The Seattle solo provides nearly 15 minutes of sound outside the normal realm of expectation.  It is in no way ordinary and it might not even be considered music at all.  It is a kind of exploration of the unknown through alchemical ritual:  A seeking, a summoning, and transformation.  It brings a clear sense of there being much more being offered than what is heard - a sense of vastness and something that is not music but is borne through the music.  Magic, bringing light.
"I may not believe in myself, but I believe in what I’m doing." Jimmy Page
Dangerous stuff, that mage music.
Rossini, William Tell Overture Finale

Wagner, Ride of the Valkyries

Dukas, The Sorcerer’s Apprentice

Prokofiev , Peter and the Wolf, Narrated version by David Bowie

Mussorgsky Pictures At An Exhibition, Promenade
Emerson Lake Palmer version

Jimmy Page, Seattle Kingdome solo with bowed guitar and theramin


  1. How true and so threatening to some who may fear the depth of their own soul and the exploration that leads one there.

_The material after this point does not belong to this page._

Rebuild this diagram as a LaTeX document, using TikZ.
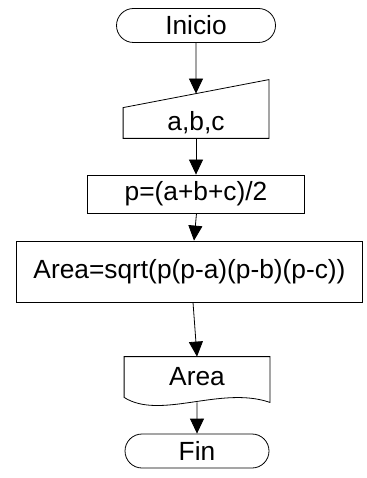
\documentclass[tikz,border=0pt]{standalone}
\usepackage{fontspec}
\setmainfont{Liberation Sans}
\usetikzlibrary{shapes.misc,calc,arrows.meta}

\begin{document}
\begin{tikzpicture} [x=1pt, y=-1pt, line width=0.8pt, >={Triangle[length=15pt,width=14pt]},
    font=\fontsize{26.3}{30}\selectfont,
    term/.style = {draw, rounded rectangle, minimum height=34pt, inner sep=0pt},
    proc/.style = {draw, rectangle, inner sep=0pt},
    bare/.style = {rectangle, inner sep=0pt}]
    \useasboundingbox (0,0) rectangle (366,478);

    \node[term, minimum width=159pt] (inicio) at (196,25.5) {Inicio};
    \node[bare, minimum width=145pt, minimum height=30pt] (datos)[below of=inicio, node distance=97.5pt] {a,b,c};
    \node[proc, minimum width=217pt, minimum height=38pt] (semi)[below of=datos, node distance=71pt] {p=(a+b+c)/2};
    \node[proc, minimum width=346pt, minimum height=61pt] (area)[below of=semi, node distance=77.5pt, xshift=-6.5pt] {Area=sqrt(p(p-a)(p-b)(p-c))};
    \node[bare, minimum width=145pt, minimum height=40pt] (salida)[below of=area, node distance=105.5pt, xshift=7.5pt] {Area};
    \node[term, minimum width=144pt] (fin)[below of=salida, node distance=74pt] {Fin};

    % entrada manual y documento
    \draw (datos.south west) -- (datos.north west) -- ($(datos.north east)+(0,-28)$) -- (datos.south east) -- cycle;
    \draw (salida.south west) .. controls ($(salida.south west)+(36,23)$) and ($(salida.south east)+(-49,-12)$) .. ($(salida.south east)+(0,5)$)
        -- (salida.north east) -- (salida.north west) -- cycle;
    \coordinate (datostop) at ($(datos.north)+(0,-14)$);
    \coordinate (salidabot) at ($(salida.south)+(0,5)$);

    \draw[->] (inicio) -- (datostop);
    \draw[->] (datos) -- (semi);
    \draw[->] ([xshift=0.5pt]semi.south) -- ([xshift=4.5pt]area.north);
    \draw[->] ([xshift=3.5pt]area.south) -- (salida.north);
    \draw[->] (salidabot) -- (fin);

  \end{tikzpicture}
\end{document}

Jimmy Page lived through his music, while transcending each note a step closer to enlightenment. Music invites us on this journey if we allow. Great post Lif.
    ~Lady Kate

    1. Thanks, Lady Kate. To be fair to humankind, those who step outside the norm do threaten its safety, and turning on those individualists is a legitimate - if primitive - response by the tribe. Ironically, it is only because some individuals are willing to step outside the norm and to share new knowledge that the tribe can experience intellectual and spiritual growth.